Effect of Travel on Pending Immigration Applications

The effect of international travel on a pending application or petition with the USCIS is a complicated matter that cannot be summed up in any single rule. Anyone with an immigration application should examine the possible effects of travel because it may have various consequences, such as being denied admission at the port of entry or being barred from reentering the U.S. for a number of years.

If the alien has a pending petition for extension of status, foreign travel is generally permitted. A Legacy INS rule stated that Service policy did not preclude an alien from traveling outside of the U.S. while a request for an extension of temporary stay is pending.

It is also important to note that USCIS follows an informal rule known as the “last action rule”. This means that the last action taken by the USCIS is the controlling action in determining a person’s status.

In instances where the extension of temporary stay is still pending but the foreign national has a currently valid petition and visa, such as in H-1B extensions, he/she may re-enter the U.S. but the I-94 to be issued upon reentry will list the expiration date of the initial petition.
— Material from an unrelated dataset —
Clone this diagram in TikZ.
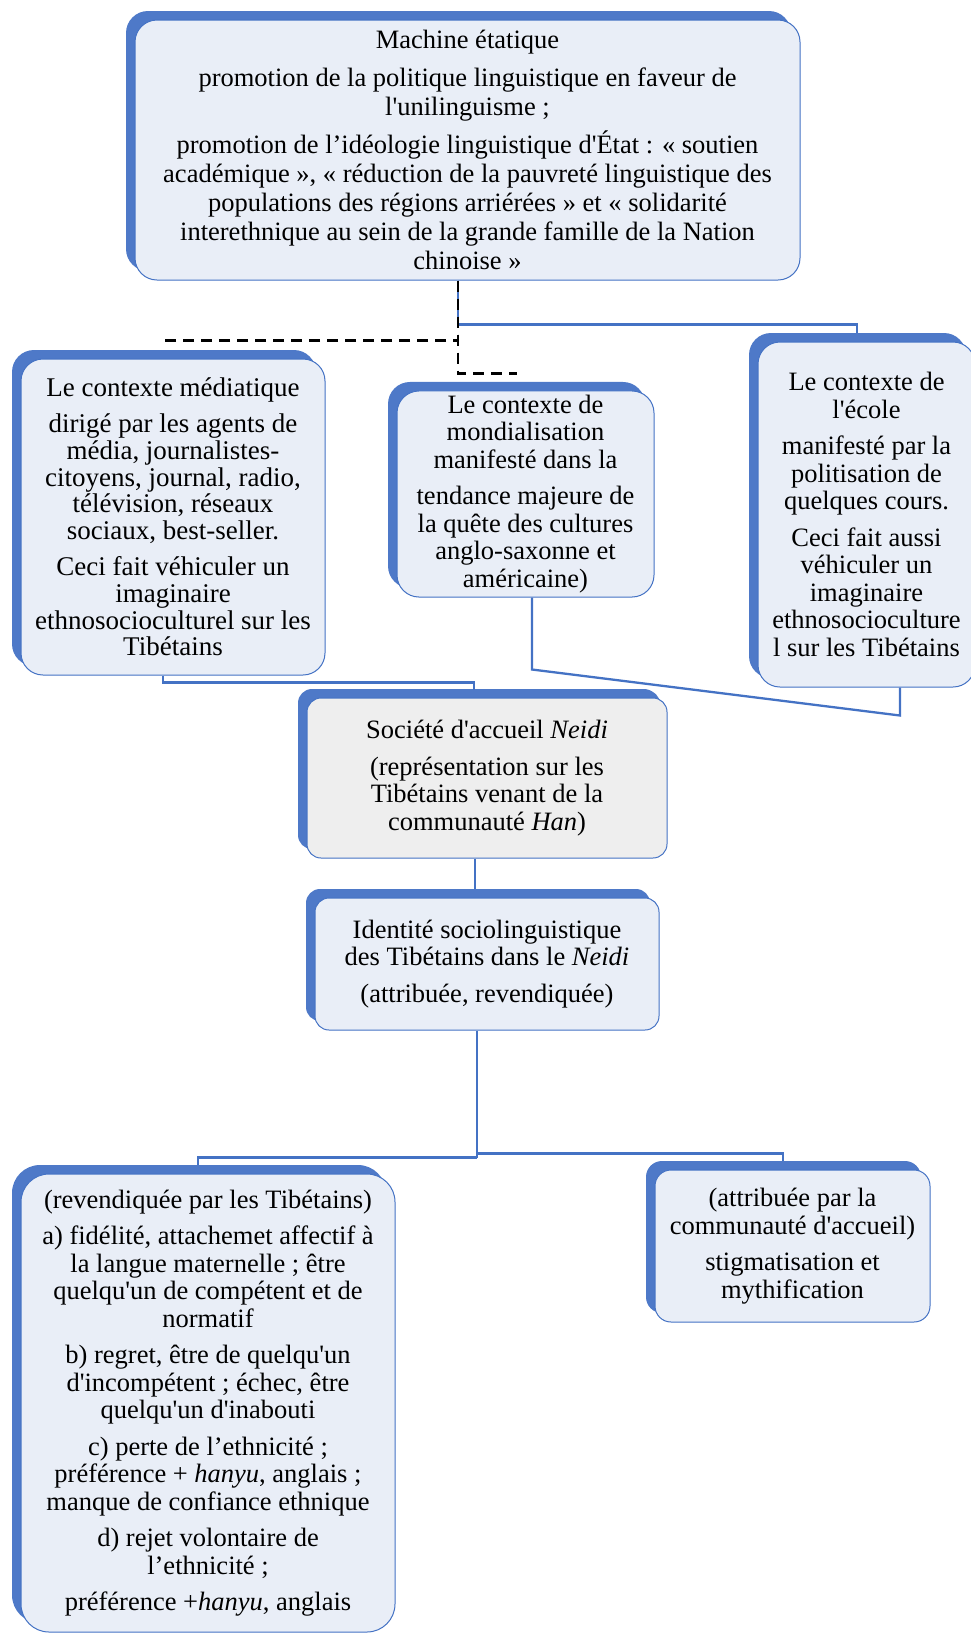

If the extension of stay is approved while the foreign national is abroad, two things may happen. If the foreign national returns with the approval notice for the extension, he/she should receive an I-94 with the expiration date matching that of the extension approval.

If the extension is approved but the foreign national does not have the approval notice upon reentry, the last action rule tells us that the last action was the extension approval. However, since the alien only has the visa from the initial petition, the I-94 card will have an expiration that matches that visa. This scenario results in the foreign national having two I-94 cards, the one that comes with the approval notice and the one issued upon admission.

On the other hand, if one’s current petition and visa have expired and the petition for extension of stay is still pending, the foreign national may not return in the requested status until the extension is approved and the I-797 approval notice is issued. As a rule, a valid passport and visa are required before one may enter the U.S. The foreign national must wait for the approval and obtain a new visa from outside the United States.

If the pending application is for a change of status, such as from B1 to H-1B, the foreign national should refrain from traveling. The general rule is that travel during a change of status application constitutes abandonment of that application. If the USCIS learns that the applicant left the U.S. during the pendency of the application, it will be denied and the foreign national will be required to apply for a new visa abroad. It is not even advisable to travel even after the change of status application is approved but before the effective date.

Furthermore, in case of travel while a change of status is pending but after expiration of the I-94, the foreign national’s application will be abandoned but there are also other possible consequences to consider. For instance, a departure from the U.S. triggers the three-year or ten-year bar due to unlawful presence. If the change of status application filed before the alien left the U.S. was non-frivolous, timely, and the alien did not engage in unauthorized employment, it is possible that the bar may not be triggered.

If the foreign national remains in the U.S. after his/her I-94 has expired but has a pending change of status request, unlawful presence is “tolled” until the decision on the change of status application is issued. Although the alien is no longer in authorized or lawful status and is subject to removal, he/she is in a period of stay authorized by the Secretary of Homeland Security for purposes of counting the days of unlawful presence.

Finally if the pending application is for adjustment of status, foreign travel generally results in the abandonment of the application. That is why the foreign national must first obtain permission to travel in the form of advance parole. Some classes do not need advance parole to travel, however, such as H-1B, L-1, and K-3/K-4 visa holders.

Even when advance parole is obtained, there is no guarantee of readmission. If an adjustment application is denied and the foreign national does not have a valid nonimmigrant status, he/she may not only be denied entry but may also be placed in removal proceedings.

More importantly, if the foreign national incurred unlawful presence for more than 180 days, the 3 and 10 year unlawful presence bars would have been triggered already, making the alien inadmissible and ineligible for adjustment of status, except in cases where a waiver is available.